Unveiling the Nature of Genuine Many-Particle Phenomena
Quantum Interference and Complementary Relations Wave-particle duality has been considered a cornerstone of quantum theory, distinguishing the quantum from the classical realm. In the light of multi-particle interference, the transition from quantum to classical many-particle behavior is induced by reducing the coherence properties in the particles' evolution. Although the established theory of many-particle (de)coherence is still developing, experiments have repeatedly demonstrated the increased vulnerability of many-particle coherences as the number of particles grows. These coherence properties are continuously tunable by the level of distinguishability among particles. In our approach, the distinguishability of the particles' evolutions, arising from their internal degrees of freedom, disrupts the ambiguity in how the particles are arranged to form the output state. These arrangements are governed by the unitary transformation matrix that describes their joint evolution. However, optimizing higher-dimensional unitary evolution to achieve multi-particle interference in a suitably chosen measurement setup presents a challenging task.

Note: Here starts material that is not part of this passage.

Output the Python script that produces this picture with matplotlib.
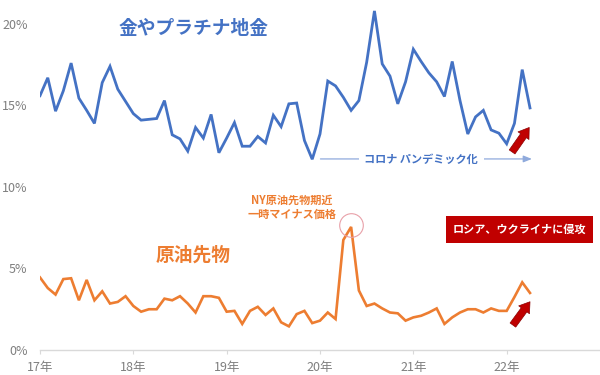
import matplotlib
matplotlib.use("Agg")
import matplotlib.pyplot as plt
import numpy as np

plt.rcParams['font.family'] = ['Noto Sans CJK JP', 'DejaVu Sans']

# monthly data, Jan 2017 .. Apr 2022 (month index 0..63)
gold = [15.6, 16.7, 14.65, 15.9, 17.6, 15.45, 14.7, 13.9, 16.4, 17.4,
        16.0, 15.25, 14.5, 14.1, 14.15, 14.2, 15.3, 13.2, 12.95, 12.2,
        13.65, 13.0, 14.45, 12.1, 13.0, 13.95, 12.5, 12.5, 13.1, 12.7,
        14.4, 13.7, 15.1, 15.15, 12.85, 11.7, 13.25, 16.5, 16.2, 15.5,
        14.7, 15.3, 17.65, 20.8, 17.55, 16.8, 15.1, 16.45, 18.45, 17.7,
        17.0, 16.45, 15.55, 17.7, 15.3, 13.25, 14.3, 14.7, 13.5, 13.3,
        12.65, 13.9, 17.2, 14.85]
oil = [4.45, 3.8, 3.4, 4.35, 4.4, 3.05, 4.3, 3.05, 3.6, 2.85,
       2.95, 3.3, 2.7, 2.35, 2.5, 2.5, 3.15, 3.05, 3.3, 2.85,
       2.3, 3.3, 3.3, 3.2, 2.35, 2.4, 1.6, 2.4, 2.65, 2.15,
       2.55, 1.7, 1.45, 2.2, 2.4, 1.65, 1.8, 2.3, 1.9, 6.75,
       7.55, 3.65, 2.7, 2.85, 2.55, 2.3, 2.25, 1.8, 2.0, 2.1,
       2.3, 2.55, 1.6, 2.0, 2.3, 2.5, 2.5, 2.3, 2.55, 2.4,
       2.4, 3.25, 4.15, 3.5]
year_ticks = [0, 12, 24, 36, 48, 60]
year_labels = ['17年', '18年', '19年', '20年', '21年', '22年']
y_ticks = [0, 5, 10, 15, 20]
y_labels = ['0%', '5%', '10%', '15%', '20%']

BLUE = '#4472C4'
ORANGE = '#ED7D31'
RED = '#C00000'

fig = plt.figure(figsize=(6, 3.75), dpi=100)
ax = fig.add_axes([40/600, 25/375, 560/600, 350/375])
months = np.arange(len(gold))
ax.plot(months, gold, color=BLUE, lw=2.0, solid_joinstyle='miter')
ax.plot(months, oil, color=ORANGE, lw=1.9, solid_joinstyle='miter')

ax.set_xlim(0, 72)
ax.set_ylim(0, 21.47)
ax.set_xticks(year_ticks)
ax.set_xticklabels(year_labels)
ax.set_yticks(y_ticks)
ax.set_yticklabels(y_labels)
for s in ['top', 'right', 'left']:
    ax.spines[s].set_visible(False)
ax.spines['bottom'].set_color('#D9D9D9')
ax.spines['bottom'].set_linewidth(1.0)
ax.tick_params(axis='y', length=0, pad=9, labelsize=9, labelcolor='#7F7F7F')
ax.tick_params(axis='x', length=3, color='#D9D9D9', pad=5, labelsize=9,
               labelcolor='#7F7F7F')

# series labels
ax.text(19.8, 19.75, '金やプラチナ地金', color=BLUE, fontsize=13.5,
        fontweight='bold', ha='center', va='center')
ax.text(19.7, 5.83, '原油先物', color=ORANGE, fontsize=13.5,
        fontweight='bold', ha='center', va='center')

# NY oil annotation
ax.text(32.4, 8.77, 'NY原油先物期近\n一時マイナス価格', color=ORANGE, fontsize=8,
        fontweight='bold', ha='center', va='center', linespacing=1.15)
ax.plot([40], [7.67], marker='o', markersize=17, markerfacecolor='none',
        markeredgecolor='#E8A0A8', markeredgewidth=0.8)

# pandemic arrow
ax.annotate('', xy=(63.6, 11.72), xytext=(35.7, 11.72),
            arrowprops=dict(arrowstyle='-|>,head_length=0.5,head_width=0.2',
                            color='#8FAADC', lw=0.9))
ax.text(49.0, 11.72, 'コロナ パンデミック化', color=BLUE, fontsize=8,
        fontweight='bold', ha='center', va='center',
        bbox=dict(facecolor='white', edgecolor='none', pad=4))

# Russia box
ax.text(61.6, 7.39, 'ロシア、ウクライナに侵攻', color='white', fontsize=8,
        fontweight='bold', ha='center', va='center',
        bbox=dict(boxstyle='square,pad=0.6', facecolor=RED, edgecolor='none'))

# red arrows
for tail, head in [((60.7, 12.15), (62.9, 13.65)), ((60.8, 1.53), (63.0, 2.96))]:
    ax.annotate('', xy=head, xytext=tail,
                arrowprops=dict(arrowstyle='simple,head_length=0.6,head_width=0.8,tail_width=0.42',
                                mutation_scale=12, facecolor=RED, edgecolor='#8B0000',
                                lw=0.5, shrinkA=0, shrinkB=0))

fig.savefig('out.png', dpi=100)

Many-particle quantum states have attracted paramount interest in both observing and testing the fundamental understanding of quantum physics and advancing quantum information science and technology. As multi-particle interference phenomena form the foundation for quantum random sampling (one of the leading proposals for computational superiority demonstration) and quantum-enhanced information processors, a deeper understanding of many-particle evolution behavior and complementarity relations will help benchmark increasingly complex quantum computation platforms. Moreover, the simulations and measurements on photonic systems proposed in this project will explore analogies with other physical systems, such as cold atoms, potentially leading to broader applications and insights across various fields.